Conclusión 1: las relaciones entre negociación, guerra total y reforma
1.1. Una negociación sin reforma no lleva a una paz justa y duradera.
1.2. La reforma requerirá de un nuevo pacto social que una a la gran mayoría de los colombianos y para ello no hay que esperar a que haya negociación. Ella trasciende, es más incluyente y está por encima de la negociación.
1.3. La guerra total, en la situación actual de Colombia, no puede unir por largo tiempo a todo el país, ni conducir a un nuevo país. De la insistencia en la confrontación no saldrá ninguna reforma progresista; ella mantiene la exclusión y la antidemocracia.
1.4. Por ello, entre la negociación y la reforma, lo prioritario es la reforma. Y entre la reforma y la guerra total, la relación es como entre la vida y la muerte.
1.5. En las condiciones del mundo de hoy, la guerra no puede ser la generadora de un nuevo orden fundante; inexorablemente ella sólo puede llevar a mayor desorden y violencia. La negociación por sí misma tampoco tiene esa capacidad.
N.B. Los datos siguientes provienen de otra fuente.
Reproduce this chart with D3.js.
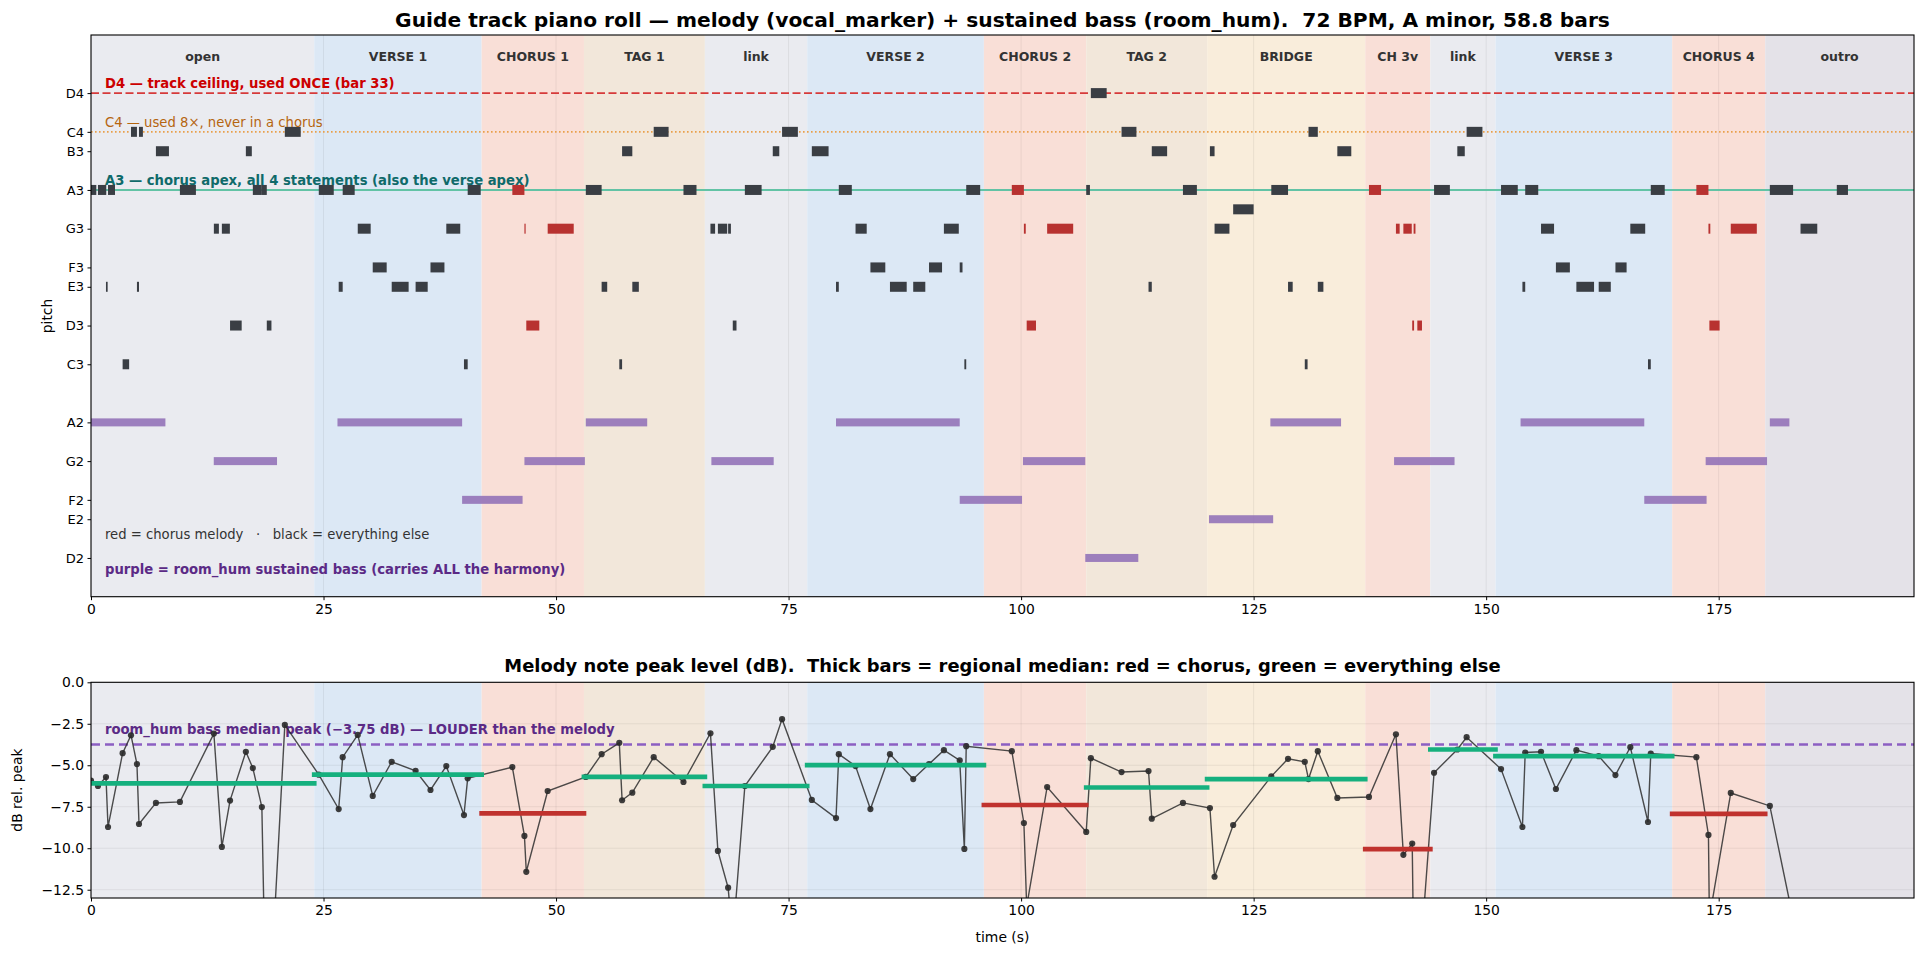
<!DOCTYPE html>
<html><head><meta charset="utf-8">
<script src="https://cdn.jsdelivr.net/npm/d3@7"></script>
<style>html,body{margin:0;padding:0;background:#fff;}svg{display:block;font-family:"DejaVu Sans",sans-serif;}svg text{white-space:pre;}</style>
</head><body>
<script>
// ---------------- data ----------------
const sectionNames  = ["open","VERSE 1","CHORUS 1","TAG 1","link","VERSE 2","CHORUS 2","TAG 2","BRIDGE","CH 3v","link","VERSE 3","CHORUS 4","outro"];
const sectionBounds = [0,24,42,53,66,77,96,107,120,137,144,151,170,180,196];
const sectionKinds  = ["open","verse","chorus","tag","link","verse","chorus","tag","bridge","chorus","link","verse","chorus","outro"];

const pitchTickNames = ["D4","C4","B3","A3","G3","F3","E3","D3","C3","A2","G2","F2","E2","D2"];
const pitchTickMidi  = [62,60,59,57,55,53,52,50,48,45,43,41,40,38];
const extraPitchNames = ["G#3"];
const extraPitchMidi  = [56];

const noteStart = [0.0,0.75,1.61,1.83,3.4,4.3,4.94,5.16,6.98,9.56,13.21,14.07,14.95,16.65,17.4,18.37,18.9,20.84,
  24.49,26.63,27.06,28.68,30.29,32.33,34.9,36.5,38.2,40.1,40.5,45.3,46.6,46.8,49.1,
  53.2,54.9,56.8,57.1,58.2,60.5,63.7,66.6,67.4,68.5,69.0,70.3,73.3,74.3,
  77.5,80.1,80.4,82.2,83.8,85.9,88.4,90.1,91.7,93.4,93.9,94.1,99.0,100.3,100.6,102.8,
  107.0,107.5,110.8,113.7,114.05,117.4,120.3,120.8,122.8,126.9,128.7,130.5,130.9,131.9,134.0,
  137.4,140.3,141.1,142.05,142.2,142.6,144.4,146.9,147.9,151.6,153.9,154.2,155.9,157.5,159.7,162.1,163.9,165.5,167.4,167.7,
  172.6,173.9,174.0,176.3,180.5,183.8,187.7];
const noteEnd = [0.57,1.64,1.79,2.58,4.1,4.94,5.16,5.58,8.38,11.28,13.75,14.93,16.2,17.29,18.37,18.9,19.4,22.55,
  26.1,27.06,28.35,30.07,31.79,34.15,36.2,38.0,39.7,40.5,41.9,46.6,46.72,48.2,51.9,
  54.9,55.5,57.1,58.2,58.9,62.1,65.1,67.1,68.4,68.8,69.4,72.1,74.0,76.0,
  79.3,80.4,81.8,83.4,85.4,87.7,89.7,91.5,93.3,93.7,94.1,95.6,100.3,100.5,101.6,105.6,
  107.4,109.2,112.4,114.05,115.7,118.9,120.8,122.4,125.0,128.7,129.2,130.8,131.9,132.5,135.5,
  138.7,140.7,142.0,142.25,142.4,143.1,146.1,147.7,149.6,153.4,154.2,155.6,157.3,159.0,161.6,163.4,165.1,167.1,167.7,169.2,
  173.9,174.1,175.1,179.1,183.0,185.6,188.9];
const notePitch = ["A3","A3","E3","A3","C3","C4","E3","C4","B3","A3","G3","G3","D3","B3","A3","A3","D3","C4",
  "A3","E3","A3","G3","F3","E3","E3","F3","G3","C3","A3","A3","G3","D3","G3",
  "A3","E3","C3","B3","E3","C4","A3","G3","G3","G3","D3","A3","B3","C4",
  "B3","E3","A3","G3","F3","E3","E3","F3","G3","F3","C3","A3","A3","G3","D3","G3",
  "A3","D4","C4","E3","B3","A3","B3","G3","G#3","A3","E3","C3","C4","E3","B3",
  "A3","G3","G3","D3","G3","D3","A3","B3","C4","A3","E3","A3","G3","F3","E3","E3","F3","G3","C3","A3",
  "A3","G3","D3","G3","A3","G3","A3"];
const notePeak = [-5.93,-6.25,-5.71,-8.72,-4.27,-3.19,-4.93,-8.54,-7.27,-7.21,-3.09,-9.92,-7.13,-4.19,-5.17,-7.52,-22.8,-2.57,
  -5.57,-7.64,-4.51,-3.17,-6.85,-4.79,-5.33,-6.49,-5.05,-8.0,-5.79,-5.11,-9.26,-11.42,-6.55,
  -5.7,-4.33,-3.65,-7.11,-6.65,-4.51,-6.01,-3.07,-10.16,-12.38,-15.5,-6.25,-3.89,-2.22,
  -7.09,-8.18,-4.33,-5.05,-7.64,-4.33,-5.83,-4.93,-4.09,-4.71,-10.04,-3.85,-4.15,-8.48,-13.5,-6.31,
  -9.02,-4.57,-5.41,-5.35,-8.22,-7.27,-7.58,-11.72,-8.6,-5.67,-4.61,-4.79,-5.83,-4.15,-6.97,
  -6.91,-3.13,-10.4,-9.72,-16.0,-19.0,-5.45,-4.05,-3.31,-5.23,-8.72,-4.23,-4.19,-6.43,-4.09,-4.45,-5.59,-3.91,-8.42,-4.29,
  -4.51,-9.2,-14.2,-6.67,-7.45,-16.4,-20.0];

const bassStart = [0,13.2,26.5,39.9,46.6,53.2,66.7,80.1,93.4,100.2,106.9,120.2,126.8,140.1,153.7,167.0,173.6,180.5];
const bassEnd   = [8.0,20.0,39.9,46.4,53.1,59.8,73.4,93.4,100.1,106.9,112.6,127.1,134.4,146.6,167.0,173.7,180.2,182.6];
const bassPitch = ["A2","G2","A2","F2","G2","A2","G2","A2","F2","G2","D2","E2","A2","G2","A2","F2","G2","A2"];

const bassMedianPeak = -3.75;
const timeTicks = [0,25,50,75,100,125,150,175];
const dbTicks = [0,-2.5,-5,-7.5,-10,-12.5];

// ---------------- styles ----------------
const kindColor = {open:"#eaebf0",verse:"#dce8f5",chorus:"#f9dfd7",tag:"#f2e7da",link:"#eaebf0",bridge:"#f9eddb",outro:"#e4e2e8"};
const W = 1924, H = 956;
const L = 91, R = 1914;
const ANN = "13.2px";
const svg = d3.select("body").append("svg").attr("width",W).attr("height",H);

const pitchMap = new Map();
pitchTickNames.forEach((n,i)=>pitchMap.set(n,pitchTickMidi[i]));
extraPitchNames.forEach((n,i)=>pitchMap.set(n,extraPitchMidi[i]));

const x = d3.scaleLinear().domain([0,196]).range([L,R]);
const yTop = d3.scaleLinear().domain([36,65]).range([596.7,35]);
const yBot = d3.scaleLinear().domain([-13,0]).range([898,682.3]);

const sections = sectionNames.map((n,i)=>({name:n,s:sectionBounds[i],e:sectionBounds[i+1],kind:sectionKinds[i]}));
const kindAt = t => { const s = sections.find(s=>t>=s.s && t<s.e); return s ? s.kind : "outro"; };
const notes = noteStart.map((s,i)=>({s, e:noteEnd[i], p:pitchMap.get(notePitch[i]), db:notePeak[i], chorus: kindAt(s)==="chorus"}));
const bass = bassStart.map((s,i)=>({s, e:bassEnd[i], p:pitchMap.get(bassPitch[i])}));

function panel(yScale, top, bottom, id){
  const g = svg.append("g");
  g.append("clipPath").attr("id",id).append("rect").attr("x",L).attr("y",top).attr("width",R-L).attr("height",bottom-top);
  const inner = g.append("g").attr("clip-path",`url(#${id})`);
  inner.selectAll("rect.band").data(sections).join("rect")
    .attr("x",d=>x(d.s)).attr("width",d=>x(d.e)-x(d.s))
    .attr("y",top).attr("height",bottom-top).attr("fill",d=>kindColor[d.kind]);
  inner.selectAll("line.vg").data(timeTicks).join("line")
    .attr("x1",d=>x(d)).attr("x2",d=>x(d)).attr("y1",top).attr("y2",bottom)
    .attr("stroke","#000").attr("stroke-opacity",0.07).attr("stroke-width",0.9);
  return {g, inner};
}

// ---------------- top panel ----------------
const T = panel(yTop, 35, 596.7, "clipTop");
T.inner.selectAll("text.sec").data(sections).join("text")
  .attr("x",d=>x((d.s+d.e)/2)).attr("y",61).attr("text-anchor","middle")
  .attr("font-size","12.5px").attr("font-weight","bold").attr("fill","#333").text(d=>d.name);
T.inner.append("line").attr("x1",L).attr("x2",R).attr("y1",yTop(62)).attr("y2",yTop(62))
  .attr("stroke","#d63a3a").attr("stroke-width",1.7).attr("stroke-dasharray","8,3.5");
T.inner.append("line").attr("x1",L).attr("x2",R).attr("y1",yTop(60)).attr("y2",yTop(60))
  .attr("stroke","#e9a04a").attr("stroke-width",1.6).attr("stroke-dasharray","1.6,2.4");
T.inner.append("line").attr("x1",L).attr("x2",R).attr("y1",yTop(57)).attr("y2",yTop(57))
  .attr("stroke","#62c3a5").attr("stroke-width",2);
const bassH = 8;
T.inner.selectAll("rect.bass").data(bass).join("rect")
  .attr("x",d=>x(d.s)).attr("width",d=>Math.max(1,x(d.e)-x(d.s)))
  .attr("y",d=>yTop(d.p)-bassH/2).attr("height",bassH)
  .attr("fill","#9473b8").attr("fill-opacity",0.9);
const noteH = 10;
T.inner.selectAll("rect.note").data(notes).join("rect")
  .attr("x",d=>x(d.s)).attr("width",d=>Math.max(1.2,x(d.e)-x(d.s)))
  .attr("y",d=>yTop(d.p)-noteH/2).attr("height",noteH)
  .attr("fill",d=>d.chorus?"#b83230":"#3a3e44");
const ann = T.inner.append("g").attr("font-size",ANN);
ann.append("text").attr("x",x(1.5)).attr("y",yTop(62)-5).attr("fill","#cc0000").attr("font-weight","bold")
  .text("D4 — track ceiling, used ONCE (bar 33)");
ann.append("text").attr("x",x(1.5)).attr("y",yTop(60)-4.5).attr("fill","#b5650f")
  .text("C4 — used 8×, never in a chorus");
ann.append("text").attr("x",x(1.5)).attr("y",yTop(57)-4.5).attr("fill","#0f6a6a").attr("font-weight","bold")
  .text("A3 — chorus apex, all 4 statements (also the verse apex)");
ann.append("text").attr("x",x(1.5)).attr("y",539).attr("fill","#333")
  .text("red = chorus melody   ·   black = everything else");
ann.append("text").attr("x",x(1.5)).attr("y",574).attr("fill","#5b2a86").attr("font-weight","bold")
  .text("purple = room_hum sustained bass (carries ALL the harmony)");
svg.append("g").attr("transform","translate(0,596.7)")
  .call(d3.axisBottom(x).tickValues(timeTicks).tickSize(3.5).tickPadding(3.5).tickFormat(d3.format("d")));
const axTopY = svg.append("g").attr("transform",`translate(${L},0)`)
  .call(d3.axisLeft(yTop).tickValues(pitchTickMidi).tickSize(3.5).tickPadding(3.5)
    .tickFormat(d=>pitchTickNames[pitchTickMidi.indexOf(d)]));
svg.append("rect").attr("x",L).attr("y",35).attr("width",R-L).attr("height",596.7-35)
  .attr("fill","none").attr("stroke","#000").attr("stroke-width",1.1);
svg.append("text").attr("transform","translate(52,316) rotate(-90)").attr("text-anchor","middle")
  .attr("font-size","13.9px").attr("fill","#000").text("pitch");
svg.append("text").attr("x",(L+R)/2).attr("y",27).attr("text-anchor","middle")
  .attr("font-size","20.2px").attr("font-weight","bold").attr("fill","#000")
  .text("Guide track piano roll — melody (vocal_marker) + sustained bass (room_hum).  72 BPM, A minor, 58.8 bars");

// ---------------- bottom panel ----------------
const B = panel(yBot, 682.3, 898, "clipBot");
B.inner.selectAll("line.hg").data(dbTicks).join("line")
  .attr("x1",L).attr("x2",R).attr("y1",d=>yBot(d)).attr("y2",d=>yBot(d))
  .attr("stroke","#000").attr("stroke-opacity",0.07).attr("stroke-width",0.9);
B.inner.append("line").attr("x1",L).attr("x2",R).attr("y1",yBot(bassMedianPeak)).attr("y2",yBot(bassMedianPeak))
  .attr("stroke","#8c5fc2").attr("stroke-width",2.3).attr("stroke-dasharray","9,5");
B.inner.append("text").attr("x",x(1.5)).attr("y",yBot(bassMedianPeak)-11).attr("font-size",ANN)
  .attr("font-weight","bold").attr("fill","#5b2a86")
  .text("room_hum bass median peak (−3.75 dB) — LOUDER than the melody");
const line = d3.line().x(d=>x(d.s)).y(d=>yBot(d.db));
B.inner.append("path").datum(notes).attr("d",line).attr("fill","none")
  .attr("stroke","#2e2e2e").attr("stroke-opacity",0.85).attr("stroke-width",1.4);
B.inner.selectAll("circle").data(notes).join("circle")
  .attr("cx",d=>x(d.s)).attr("cy",d=>yBot(d.db)).attr("r",3.1).attr("fill","#2a2a2a").attr("fill-opacity",0.9);
const meds = sections.map(sec=>{
  const v = notes.filter(n=>n.s>=sec.s && n.s<sec.e).map(n=>n.db);
  return {s:sec.s, e:sec.e, m: v.length? d3.median(v) : null, chorus: sec.kind==="chorus"};
}).filter(d=>d.m!==null);
B.inner.selectAll("line.med").data(meds).join("line")
  .attr("x1",d=>x(d.s)).attr("x2",d=>x(d.e)).attr("y1",d=>yBot(d.m)).attr("y2",d=>yBot(d.m))
  .attr("stroke",d=>d.chorus?"#c0322e":"#15b07e").attr("stroke-width",4.7).attr("stroke-linecap","square");
svg.append("g").attr("transform","translate(0,898)")
  .call(d3.axisBottom(x).tickValues(timeTicks).tickSize(3.5).tickPadding(3.5).tickFormat(d3.format("d")));
svg.append("g").attr("transform",`translate(${L},0)`)
  .call(d3.axisLeft(yBot).tickValues(dbTicks).tickSize(3.5).tickPadding(3.5)
    .tickFormat(d=>d3.format(".1f")(d).replace("-","−")));
svg.append("rect").attr("x",L).attr("y",682.3).attr("width",R-L).attr("height",898-682.3)
  .attr("fill","none").attr("stroke","#000").attr("stroke-width",1.1);
svg.append("text").attr("transform","translate(22,790) rotate(-90)").attr("text-anchor","middle")
  .attr("font-size","13.9px").attr("fill","#000").text("dB rel. peak");
svg.append("text").attr("x",(L+R)/2).attr("y",942).attr("text-anchor","middle")
  .attr("font-size","13.9px").attr("fill","#000").text("time (s)");
svg.append("text").attr("x",(L+R)/2).attr("y",672).attr("text-anchor","middle")
  .attr("font-size","17.9px").attr("font-weight","bold").attr("fill","#000")
  .text("Melody note peak level (dB).  Thick bars = regional median: red = chorus, green = everything else");

svg.selectAll(".domain").remove();
svg.selectAll(".tick text").attr("font-size","13.9px").attr("font-family","DejaVu Sans, sans-serif").attr("fill","#000");
svg.selectAll(".tick line").attr("stroke","#000").attr("stroke-width",1);
axTopY.selectAll(".tick text").attr("font-size","13px");
</script>
</body></html>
Lo que sí tiene la capacidad de superar el desorden, derrotar la violencia y fundar un nuevo orden es la reforma básica de la sociedad y el Estado.
Conclusión 2: la superación del dilema; la búsqueda de la paz a través de la reforma
La búsqueda de la paz a través de uno de los dos componentes del dilema negociación o guerra total (acuerdo o derrota), ha llevado a Colombia durante décadas a un callejón sin salida. Persistir en él, es hacerle el juego a quienes están interesados en los negocios de la guerra, el narcotráfico, o el mantenimiento del statu quo. Frente a ese dilema, debemos levantar la bandera de la paz a través de la reforma. Sólo a través de un pacto social, tan amplio y generoso que dentro de él quepamos la gran mayoría de los colombianos, es como se puede lograr una unión duradera de todos. Y esta unión es la única garantía para desarmar no sólo política y socialmente, sino también físicamente, a todos aquellos que no se acojan a dicho pacto y pretendan persistir en la violencia, llámense guerrilleros, paramilitares o guerreristas.
Ya está probado que los caminos de la guerra y del dilema mantienen el actual desorden público de más de cincuenta años de existencia. Lo que nos puede conducir a un nuevo orden fundante y a una paz duradera es la reforma básica de la sociedad y del Estado. Si no hay un inicio de reformas, todo seguirá siendo más de lo mismo. Y ahora que hay cambios en la gobernabilidad local, es la oportunidad para comenzar a demostrarlo.